Leenoy Meshulam is a Swartz postdoctoral fellow at the University of Washington. Her primary focus is on how complex interactions in large neuronal populations are coordinated to give rise to function and computation. Her research draws on theoretical frameworks from statistical physics and dynamical systems to uncover principles of brain function. Additionally, she uses analytical and computational methods to study how anatomical connections constrain network interactions. She has been serving as junior chair of the International Brain Laboratory theory group since 2019, after joining the collaboration while working at the Massachusetts Institute of Technology. As part of this project, she also serves as a mentor in the SCGB SURF program, whose goal is to spark interest in computational neuroscience among undergraduate students from diverse backgrounds. Meshulam obtained her Ph.D. from Princeton University under the supervision of Bill Bialek, David Tank and Carlos Brody. Prior to that she completed her master’s degree in physics and biology at Tel Aviv University in Israel.

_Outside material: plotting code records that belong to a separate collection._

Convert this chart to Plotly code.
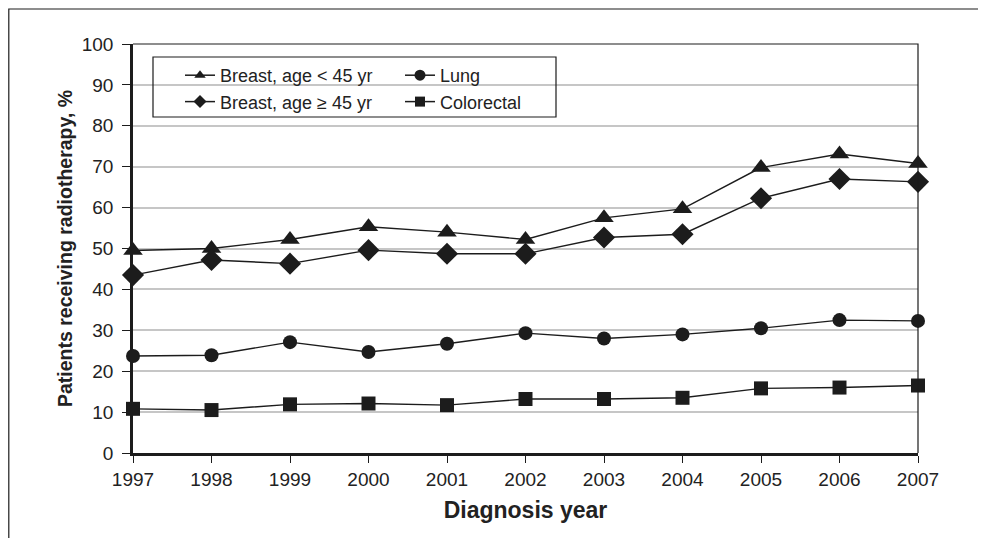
import plotly.graph_objects as go

years = [1997, 1998, 1999, 2000, 2001, 2002, 2003, 2004, 2005, 2006, 2007]
breast_lt45 = [49.5, 50.0, 52.2, 55.3, 54.0, 52.2, 57.5, 59.7, 69.8, 73.1, 70.8]
breast_ge45 = [43.5, 47.2, 46.3, 49.6, 48.7, 48.7, 52.7, 53.5, 62.3, 67.0, 66.3]
lung = [23.7, 23.9, 27.1, 24.7, 26.7, 29.3, 28.0, 29.0, 30.5, 32.5, 32.3]
colorectal = [10.8, 10.5, 11.9, 12.1, 11.7, 13.2, 13.2, 13.5, 15.8, 16.0, 16.5]

y_ticks = list(range(0, 101, 10))

FONT = "Liberation Sans, Arial, sans-serif"
INK = "#1c1c1c"
TXT = "#222222"

# (name, values, symbol, plot marker size, legend marker size, legend id)
series = [
    ("Breast, age < 45 yr", breast_lt45, "triangle-up", 17, 10, "legend"),
    ("Breast, age ≥ 45 yr", breast_ge45, "diamond", 17, 10, "legend"),
    ("Lung", lung, "circle", 14, 11, "legend2"),
    ("Colorectal", colorectal, "square", 14, 10, "legend2"),
]

fig = go.Figure()
for name, vals, sym, size, lsize, leg in series:
    fig.add_trace(go.Scatter(
        x=years, y=vals, name=name, mode="lines+markers",
        line=dict(color=INK, width=1.4),
        marker=dict(symbol=sym, size=size, color=INK),
        cliponaxis=False, showlegend=False,
    ))
# legend-only entries (smaller symbols, as in the original legend)
for name, vals, sym, size, lsize, leg in series:
    fig.add_trace(go.Scatter(
        x=[None], y=[None], name=name, mode="lines+markers",
        line=dict(color=INK, width=1.5),
        marker=dict(symbol=sym, size=lsize, color=INK),
        showlegend=True, legend=leg,
    ))

# page offset of the figure inside the browser (body margin)
OFF = 8
PL, PR, PT, PB = 133, 918, 44, 453  # plot area in page pixels
W, H = 978, 530


def px_x(p):
    return (p - PL) / (PR - PL)


def px_y(p):
    return (PB - p) / (PB - PT)


legend_common = dict(
    font=dict(family=FONT, size=18, color=TXT),
    bgcolor="rgba(0,0,0,0)", borderwidth=0,
    yanchor="top", xanchor="left", itemsizing="trace",
    traceorder="normal", tracegroupgap=0,
)

fig.update_layout(
    width=W, height=H,
    margin=dict(l=PL - OFF, r=W - (PR - OFF), t=PT - OFF, b=H - (PB - OFF)),
    paper_bgcolor="white", plot_bgcolor="white",
    font=dict(family=FONT, size=19, color=TXT),
    showlegend=True,
    legend=dict(x=px_x(180), y=px_y(57), **legend_common),
    legend2=dict(x=px_x(400), y=px_y(57), **legend_common),
    xaxis=dict(
        range=[1997, 2007], tickmode="array", tickvals=years,
        ticktext=[str(y) for y in years],
        showgrid=False, zeroline=False,
        showline=True, linecolor=INK, linewidth=2.5,
        ticks="outside", ticklen=7, tickcolor=INK, tickwidth=1,
        tickfont=dict(family=FONT, size=19, color=TXT),
        title=dict(text="<b>Diagnosis year</b>",
                   font=dict(family=FONT, size=23, color=TXT), standoff=14),
    ),
    yaxis=dict(
        range=[0, 100], tickmode="array", tickvals=y_ticks,
        showgrid=True, gridcolor="#c6c6c6", gridwidth=2, zeroline=False,
        showline=True, linecolor=INK, linewidth=2.5,
        ticks="outside", ticklen=8, tickcolor=INK, tickwidth=1,
        ticklabelstandoff=5,
        tickfont=dict(family=FONT, size=19, color=TXT),
        title=dict(text="<b>Patients receiving radiotherapy, %</b>",
                   font=dict(family=FONT, size=19.5, color=TXT), standoff=4),
    ),
    shapes=[
        # plot area top and right border
        dict(type="path", xref="paper", yref="paper",
             path="M 0,1 L 1,1 L 1,0", line=dict(color=INK, width=1.2)),
        # legend box
        dict(type="rect", xref="paper", yref="paper",
             x0=px_x(153), x1=px_x(556), y0=px_y(117), y1=px_y(57),
             line=dict(color=INK, width=1.2), fillcolor="rgba(0,0,0,0)"),
        # outer frame (left and top edges)
        dict(type="path", xref="paper", yref="paper",
             path="M %f,%f L %f,%f L %f,%f" % (
                 px_x(OFF + 0.8), px_y(560),
                 px_x(OFF + 0.8), px_y(9),
                 px_x(1000), px_y(9)),
             line=dict(color=INK, width=1.2)),
    ],
)

fig.write_html("out.html")
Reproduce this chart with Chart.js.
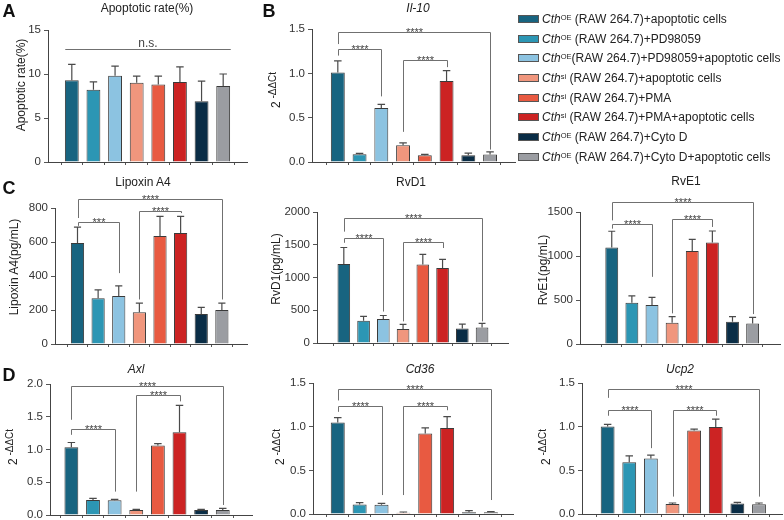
<!DOCTYPE html>
<html>
<head>
<meta charset="utf-8">
<script src="https://cdn.jsdelivr.net/npm/chart.js@4.4.0/dist/chart.umd.min.js"></script>
<style>
body { margin: 0; background: #fff; font-family: "Liberation Sans", Arial, sans-serif; }
#fig { position: relative; width: 784px; height: 520px; overflow: hidden; }
#fig canvas { position: absolute; }
.lt { position: absolute; font-weight: bold; font-size: 18px; color: #111; transform: translate(-50%, -50%); }
.t { position: absolute; font-size: 12px; color: #222; white-space: nowrap; transform: translate(-50%, -50%); }
.yl { position: absolute; font-size: 12px; color: #222; white-space: nowrap; transform: translate(-50%, -50%) rotate(-90deg); }
.yl .s { font-size: 10px; position: relative; top: -4px; }
#legend { position: absolute; left: 518px; top: 9px; font-size: 12px; color: #222; }
.row { height: 19.7px; display: flex; align-items: center; white-space: nowrap; }
.sw { width: 21px; height: 8px; border: 1px solid #555; box-sizing: border-box; margin-right: 3px; }
.row sup { font-size: 7.5px; position: relative; top: -1px; vertical-align: super; line-height: 0; }
</style>
</head>
<body>
<div id="fig"></div>
<script>
// groups (legend)
const groupSup = ['OE', 'OE', 'OE', 'si', 'si', 'si', 'OE', 'OE'];
const groupText = [' (RAW 264.7)+apoptotic cells', ' (RAW 264.7)+PD98059', '(RAW 264.7)+PD98059+apoptotic cells',
  ' (RAW 264.7)+apoptotic cells', ' (RAW 264.7)+PMA', ' (RAW 264.7)+PMA+apoptotic cells',
  ' (RAW 264.7)+Cyto D', ' (RAW 264.7)+Cyto D+apoptotic cells'];
const groupColors = ['#186480', '#2c96b4', '#8cc3e1', '#f0967d', '#e85a41', '#cc2323', '#0a2d46', '#9b9da2'];

// A - apoptotic rate
const apoRate = [9.3, 8.2, 9.8, 9.0, 8.8, 9.1, 6.9, 8.65];
const apoRateSd = [1.8, 0.9, 1.1, 0.75, 0.95, 1.7, 2.3, 1.35];
const apoTicks = [0, 5, 10, 15];
const apoSig = [[-0.33, 7.33, 12.84, 12.84, 12.84, 'n.s.']];

// B - Il-10
const il10 = [1.01, 0.087, 0.61, 0.19, 0.076, 0.914, 0.076, 0.085];
const il10Sd = [0.13, 0.011, 0.04, 0.025, 0.011, 0.116, 0.024, 0.03];
const il10Ticks = [0, 0.5, 1.0, 1.5];
const il10Sig = [[0, 7, 1.466, 1.33, 0.14, '****'], [0, 2, 1.273, 1.2, 0.74, '****'], [3, 5, 1.152, 0.34, 1.07, '****']];

// C - Lipoxin A4, RvD1, RvE1
const lxa4 = [594, 269, 283, 187, 635, 653, 177, 200];
const lxa4Sd = [94, 49, 59, 53, 116, 98, 39, 40];
const lxa4Ticks = [0, 200, 400, 600, 800];
const lxa4Sig = [[0, 7, 853, 741, 262, '****'], [0, 2, 717, 695, 417, '***'], [3, 5, 782, 262, 770, '****']];

const rvd1 = [1205, 339, 365, 213, 1200, 1144, 223, 238];
const rvd1Sd = [253, 66, 55, 71, 152, 132, 66, 61];
const rvd1Ticks = [0, 500, 1000, 1500, 2000];
const rvd1Sig = [[0, 7, 1909, 1700, 330, '****'], [0, 2, 1605, 1530, 480, '****'], [3, 5, 1544, 330, 1450, '****']];

const rve1 = [1096, 468, 442, 242, 1058, 1152, 253, 234];
const rve1Sd = [185, 80, 87, 68, 132, 132, 57, 68];
const rve1Ticks = [0, 500, 1000, 1500];
const rve1Sig = [[0, 7, 1613, 1405, 340, '****'], [0, 2, 1368, 1311, 763, '****'], [3, 5, 1424, 348, 1330, '****']];

// D - Axl, Cd36, Ucp2
const axl = [1.036, 0.23, 0.224, 0.077, 1.06, 1.265, 0.077, 0.077];
const axlSd = [0.071, 0.025, 0.016, 0.01, 0.03, 0.408, 0.01, 0.023];
const axlTicks = [0, 0.5, 1.0, 1.5, 2.0];
const axlSig = [[0, 7, 1.964, 1.454, 0.153, '****'], [0, 2, 1.316, 1.224, 0.357, '****'], [3, 5, 1.837, 0.357, 1.735, '****']];

const cd36 = [1.047, 0.11, 0.107, 0.015, 0.921, 0.986, 0.019, 0.019];
const cd36Sd = [0.057, 0.02, 0.015, 0.008, 0.065, 0.129, 0.019, 0.008];
const cd36Ticks = [0, 0.5, 1.0, 1.5];
const cd36Sig = [[0, 7, 1.428, 1.30, 0.16, '****'], [0, 2, 1.237, 1.17, 0.217, '****'], [3, 5, 1.237, 0.217, 1.188, '****']];

const ucp2 = [1.003, 0.593, 0.635, 0.115, 0.957, 0.995, 0.119, 0.111];
const ucp2Sd = [0.023, 0.073, 0.038, 0.011, 0.015, 0.092, 0.015, 0.015];
const ucp2Ticks = [0, 0.5, 1.0, 1.5];
const ucp2Sig = [[0, 7, 1.431, 1.33, 0.199, '****'], [0, 2, 1.194, 1.125, 0.754, '****'], [3, 5, 1.194, 0.199, 1.125, '****']];

const fam = '"Liberation Sans", Arial, sans-serif';
Chart.defaults.font.family = fam;
const fig = document.getElementById('fig');

// page positions of each panel (canvas box + plot area + first/last bar centre)
const panels = [
  { x: 0, y: 0, w: 258, h: 180, left: 48, right: 247, top: 30, bottom: 162, first: 61, last: 234, values: apoRate, sd: apoRateSd, ticks: apoTicks, dec: 0, sig: apoSig },
  { x: 258, y: 0, w: 262, h: 180, left: 312, right: 515, top: 29, bottom: 162, first: 327, last: 501, values: il10, sd: il10Sd, ticks: il10Ticks, dec: 1, sig: il10Sig },
  { x: 0, y: 172, w: 258, h: 185, left: 55, right: 247, top: 208, bottom: 344, first: 67, last: 232, values: lxa4, sd: lxa4Sd, ticks: lxa4Ticks, dec: 0, sig: lxa4Sig },
  { x: 258, y: 172, w: 262, h: 185, left: 317, right: 508, top: 212, bottom: 343, first: 334, last: 492, values: rvd1, sd: rvd1Sd, ticks: rvd1Ticks, dec: 0, sig: rvd1Sig },
  { x: 520, y: 172, w: 264, h: 185, left: 580, right: 780, top: 212, bottom: 344, first: 602, last: 763, values: rve1, sd: rve1Sd, ticks: rve1Ticks, dec: 0, sig: rve1Sig },
  { x: 0, y: 352, w: 258, h: 180, left: 50, right: 252, top: 384, bottom: 515, first: 60, last: 233, values: axl, sd: axlSd, ticks: axlTicks, dec: 1, sig: axlSig },
  { x: 258, y: 352, w: 262, h: 180, left: 313, right: 513, top: 383, bottom: 514, first: 327, last: 502, values: cd36, sd: cd36Sd, ticks: cd36Ticks, dec: 1, sig: cd36Sig },
  { x: 520, y: 352, w: 264, h: 180, left: 582, right: 782, top: 383, bottom: 514, first: 597, last: 770, values: ucp2, sd: ucp2Sd, ticks: ucp2Ticks, dec: 1, sig: ucp2Sig }
];

// error bars (mean + SD, upward only)
const errPlugin = {
  id: 'errbars',
  afterDatasetsDraw(chart) {
    const ds = chart.data.datasets[0];
    const ys = chart.scales.y;
    const ctx = chart.ctx;
    ctx.save();
    ctx.strokeStyle = '#4a4a4a';
    ctx.lineWidth = 1.2;
    chart.getDatasetMeta(0).data.forEach((bar, i) => {
      const top = ys.getPixelForValue(ds.data[i].y + ds.sd[i]);
      const cap = bar.width * 0.27;
      ctx.beginPath();
      ctx.moveTo(bar.x, bar.y);
      ctx.lineTo(bar.x, top);
      ctx.moveTo(bar.x - cap, top);
      ctx.lineTo(bar.x + cap, top);
      ctx.stroke();
    });
    ctx.restore();
  }
};

function makeSigPlugin(brackets) {
  return {
    id: 'sig',
    afterDraw(chart) {
      const xs = chart.scales.x, ys = chart.scales.y, ctx = chart.ctx;
      ctx.save();
      ctx.strokeStyle = '#707070';
      ctx.lineWidth = 1;
      ctx.fillStyle = '#444';
      ctx.textAlign = 'center';
      brackets.forEach(([a, b, h, la, lb, txt]) => {
        const x1 = Math.round(xs.getPixelForValue(a)) + 0.5;
        const x2 = Math.round(xs.getPixelForValue(b)) + 0.5;
        const yh = Math.round(ys.getPixelForValue(h)) + 0.5;
        ctx.beginPath();
        ctx.moveTo(x1, ys.getPixelForValue(la));
        ctx.lineTo(x1, yh);
        ctx.lineTo(x2, yh);
        ctx.lineTo(x2, ys.getPixelForValue(lb));
        ctx.stroke();
        if (txt === 'n.s.') {
          ctx.font = '12px ' + fam;
          ctx.fillText(txt, (x1 + x2) / 2, yh - 3);
        } else {
          ctx.font = '11px ' + fam;
          ctx.fillText(txt, (x1 + x2) / 2, yh + 3);
        }
      });
      ctx.restore();
    }
  };
}

panels.forEach(p => {
  const c = document.createElement('canvas');
  c.width = p.w; c.height = p.h;
  c.style.left = p.x + 'px'; c.style.top = p.y + 'px';
  fig.appendChild(c);
  const step = (p.last - p.first) / (p.values.length - 1);
  const xMin = -(p.first - p.left) / step;
  const xMax = p.values.length - 1 + (p.right - p.last) / step;
  new Chart(c, {
    type: 'bar',
    data: {
      datasets: [{
        data: p.values.map((v, i) => ({ x: i, y: v })),
        sd: p.sd,
        backgroundColor: groupColors,
        borderColor: '#3a3a3a',
        borderWidth: 1,
        barPercentage: 0.64,
        categoryPercentage: 1
      }]
    },
    options: {
      responsive: false,
      animation: false,
      layout: { padding: { top: p.top - p.y, right: p.x + p.w - p.right, left: 0, bottom: 0 } },
      plugins: { legend: { display: false }, tooltip: { enabled: false } },
      scales: {
        x: {
          type: 'linear', min: xMin, max: xMax,
          afterBuildTicks: s => { s.ticks = p.values.map((v, i) => ({ value: i })); },
          afterFit: s => { s.height = p.y + p.h - p.bottom; },
          ticks: { display: false },
          grid: { display: true, drawOnChartArea: false, drawTicks: true, tickLength: 3, color: '#555' },
          border: { color: '#444', width: 1 }
        },
        y: {
          min: p.ticks[0], max: p.ticks[p.ticks.length - 1],
          afterBuildTicks: s => { s.ticks = p.ticks.map(v => ({ value: v })); },
          afterFit: s => { s.width = p.left - p.x; },
          ticks: { font: { size: 11.5 }, color: '#333', padding: 3, callback: v => v.toFixed(p.dec) },
          grid: { display: true, drawOnChartArea: false, drawTicks: true, tickLength: 4, color: '#555' },
          border: { color: '#444', width: 1 }
        }
      }
    },
    plugins: [errPlugin, makeSigPlugin(p.sig)]
  });
});

// panel letters, titles, axis labels
function addDiv(cls, html, x, y) {
  const d = document.createElement('div');
  d.className = cls;
  d.innerHTML = html;
  d.style.left = x + 'px';
  d.style.top = y + 'px';
  fig.appendChild(d);
}
addDiv('lt', 'A', 9, 11);
addDiv('lt', 'B', 269, 11);
addDiv('lt', 'C', 9, 188);
addDiv('lt', 'D', 9, 375);

addDiv('t', 'Apoptotic rate(%)', 147, 8);
addDiv('t', '<i>Il-10</i>', 418, 8);
addDiv('t', 'Lipoxin A4', 143, 182);
addDiv('t', 'RvD1', 411, 182);
addDiv('t', 'RvE1', 686, 181);
addDiv('t', '<i>Axl</i>', 136, 369);
addDiv('t', '<i>Cd36</i>', 420, 369);
addDiv('t', '<i>Ucp2</i>', 680, 369);

const ddct = '2<span class="s"> -&Delta;&Delta;Ct</span>';
addDiv('yl', 'Apoptotic rate(%)', 21, 85);
addDiv('yl', ddct, 276, 90);
addDiv('yl', 'Lipoxin A4(pg/mL)', 14, 267);
addDiv('yl', 'RvD1(pg/mL)', 276, 269);
addDiv('yl', 'RvE1(pg/mL)', 543, 270);
addDiv('yl', ddct, 13, 447);
addDiv('yl', ddct, 280, 447);
addDiv('yl', ddct, 546, 447);

// legend
const leg = document.createElement('div');
leg.id = 'legend';
groupColors.forEach((col, i) => {
  const r = document.createElement('div');
  r.className = 'row';
  r.innerHTML = '<span class="sw" style="background:' + col + '"></span><i>Cth</i><sup>' + groupSup[i] + '</sup>' + groupText[i].replace(/ /g, '&nbsp;');
  leg.appendChild(r);
});
fig.appendChild(leg);
</script>
</body>
</html>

Principal Investigator: Ila Fiete
Fellow: Patrick Udeh
“Modular multi-scale information flow in large neural networks”
Every decision, action or thought we make involves millions of neurons rapidly interacting with each other all across the brain. How this incredibly complex network of communication gives rise to our behavior is still largely unknown. We draw on the theoretical richness of network theory and control theory to develop a set of scalable computational and analytical tools that will elucidate brain-wide information flow patterns. We will analyze hundreds of large-scale electrophysiology recordings of neural data from laboratories across the world as part of the theory effort of the International Brain Laboratory, an international consortium of neuroscientists investigating how the brain executes decisions. We will investigate how different network elements in the brain facilitate information flow across regions, how network organization changes during a decision-making process, and what the role of different spatial and temporal scales is in creating meaningful sub-networks. Together, these investigations will decipher how sensory, motor and cognitive information flows between regions, and how it gets incorporated into large-scale network dynamics that give rise to a decision. As a bonus, this project will provide the field with a set of network-level analysis tools that are deeply rooted in theory and developed for large-scale cellular-resolution datasets.